Haldiram’s, an iconic brand in the Indian snack and sweets industry, has transformed over eight decades from a small shop in Bikaner to an international brand with a significant market presence across India and abroad. The journey of Haldiram’s provides rich insights into brand management, family-owned business dynamics, operational excellence, and marketing innovation. This case study examines the critical business strategies and lessons from Haldiram’s story, structured to engage students and professionals at top business schools worldwide.
1. Origins and Brand Legacy
Founded in the 1930s by Ganga Bishan Agarwal, also known as “Haldiram,” the company began as a modest namkeen (snack) shop in Bikaner, Rajasthan. Haldiram’s is now recognized globally, known for its traditional Indian snacks such as Bhujia, alongside an expanding product line including sweets, frozen foods, and beverages. This origin story highlights the potential of transforming a family business into a global brand, inspiring numerous family-owned enterprises to consider scalable growth models.
2. Key Business Strategies and Lessons
A. Brand Management
- Innovative Brand Positioning: From early on, Haldiram’s distinguished itself by developing products with unique flavors and superior quality. They coined unique brand terms such as “Dungar Sev,” named after the Bikaner royalty, which appealed to regional pride and emphasized local authenticity. This differentiation laid the groundwork for a brand identity focused on quality and tradition.
- Consistent Quality Control: To maintain their brand’s integrity, Haldiram’s developed strict quality standards. Investments were made in in-house quality control processes for raw materials, a pioneering move among Indian snack businesses. This focus on consistent taste and quality has been instrumental in building trust with consumers across generations.

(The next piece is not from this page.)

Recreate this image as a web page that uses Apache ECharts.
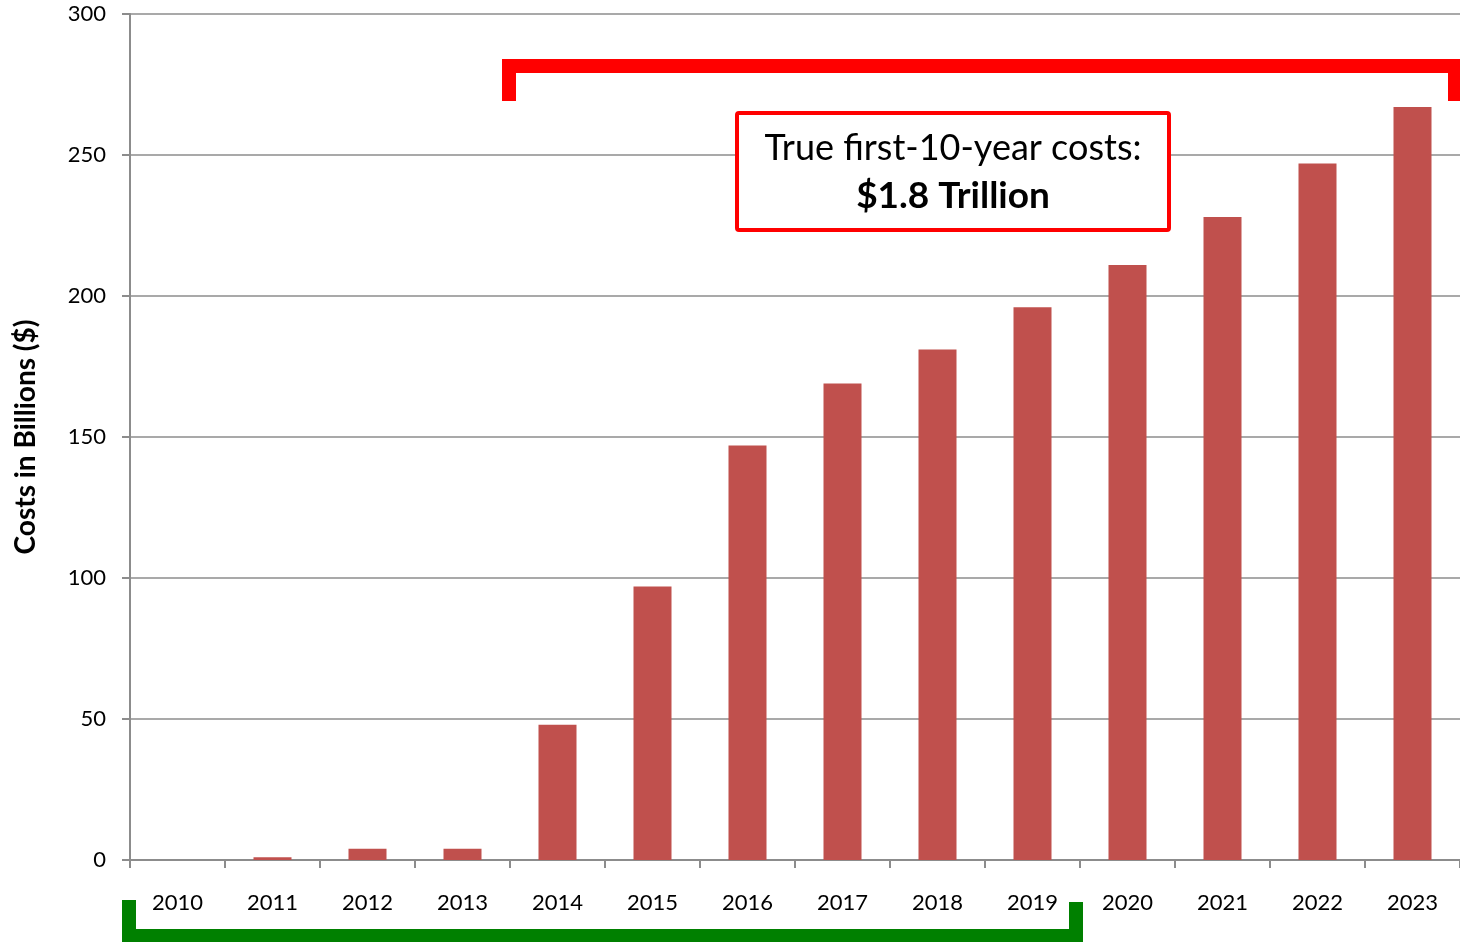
<!DOCTYPE html>
<html>
<head>
<meta charset="utf-8">
<script src="https://cdn.jsdelivr.net/npm/echarts@6/dist/echarts.min.js"></script>
<style>
html,body{margin:0;padding:0;background:#fff;}
#chart{width:1460px;height:942px;}
</style>
</head>
<body>
<div id="chart"></div>
<script>
const years = ['2010','2011','2012','2013','2014','2015','2016','2017','2018','2019','2020','2021','2022','2023'];
const costs = [0, 1, 4, 4, 48, 97, 147, 169, 181, 196, 211, 228, 247, 267];
const yTicks = {min: 0, max: 300, interval: 50};
const axisName = 'Costs in Billions ($)';
const noteLine1 = 'True first-10-year costs:';
const noteLine2 = '$1.8 Trillion';

const FONT = 'Lato, "Open Sans", sans-serif';
const chart = echarts.init(document.getElementById('chart'));
chart.setOption({
  animation: false,
  backgroundColor: '#fff',
  grid: {left: 130, width: 1333, top: 14, height: 846, containLabel: false},
  xAxis: {
    type: 'category',
    data: years,
    boundaryGap: true,
    axisLine: {lineStyle: {color: '#8c8c8c', width: 2}},
    axisTick: {show: true, alignWithLabel: false, length: 8, lineStyle: {color: '#8c8c8c', width: 2}},
    axisLabel: {color: '#000', fontSize: 22, fontFamily: FONT, margin: 32}
  },
  yAxis: {
    type: 'value',
    min: yTicks.min, max: yTicks.max, interval: yTicks.interval,
    name: axisName,
    nameLocation: 'middle',
    nameGap: 90,
    nameRotate: 90,
    nameTextStyle: {color: '#000', fontSize: 28, fontWeight: 'bold', fontFamily: FONT},
    axisLine: {show: true, lineStyle: {color: '#8c8c8c', width: 2}},
    axisTick: {show: true, length: 8, lineStyle: {color: '#8c8c8c', width: 2}},
    axisLabel: {color: '#000', fontSize: 22, fontFamily: FONT, margin: 24},
    splitLine: {show: true, lineStyle: {color: '#8c8c8c', width: 1.5}}
  },
  series: [{
    type: 'bar',
    data: costs,
    barWidth: '40%',
    itemStyle: {color: '#C0504D'}
  }],
  graphic: [
    // red bracket
    {type: 'rect', z: 10, shape: {x: 502, y: 59, width: 958, height: 14}, style: {fill: '#ff0000'}},
    {type: 'rect', z: 10, shape: {x: 502, y: 59, width: 14, height: 42}, style: {fill: '#ff0000'}},
    {type: 'rect', z: 10, shape: {x: 1448, y: 59, width: 12, height: 42}, style: {fill: '#ff0000'}},
    // note box
    {type: 'rect', z: 10, shape: {x: 737, y: 113, width: 432, height: 117, r: 2},
      style: {fill: '#fff', stroke: '#ff0000', lineWidth: 4}},
    {type: 'text', z: 11, x: 953, y: 148,
      style: {text: noteLine1, fill: '#000', font: '36px ' + FONT, textAlign: 'center', textVerticalAlign: 'middle'}},
    {type: 'text', z: 11, x: 953, y: 196,
      style: {text: noteLine2, fill: '#000', font: 'bold 37px ' + FONT, textAlign: 'center', textVerticalAlign: 'middle'}},
    // green bracket
    {type: 'rect', z: 10, shape: {x: 122, y: 929, width: 961, height: 13}, style: {fill: '#008000'}},
    {type: 'rect', z: 10, shape: {x: 122, y: 900, width: 14, height: 42}, style: {fill: '#008000'}},
    {type: 'rect', z: 10, shape: {x: 1069, y: 902, width: 14, height: 40}, style: {fill: '#008000'}}
  ]
});
</script>
</body>
</html>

B. Marketing and Product Innovation
- Early Product Innovation: Haldiram’s wasn’t afraid to experiment with flavors. When Ganga Bishan Agarwal’s wife introduced a crispy version of Bhujia using moth beans and innovative frying techniques, it created a product unlike any other on the market. This early innovation attracted customers and built the brand’s reputation for unique, high-quality snacks.
- Strategic Geographic Expansion: Haldiram’s recognized that each region in India has its own taste preferences. Their expansion into different cities (such as Kolkata, Nagpur, and Delhi) was accompanied by localized marketing and product adaptation strategies. Each city outlet introduced products tailored to local tastes while maintaining the brand’s quality and authenticity.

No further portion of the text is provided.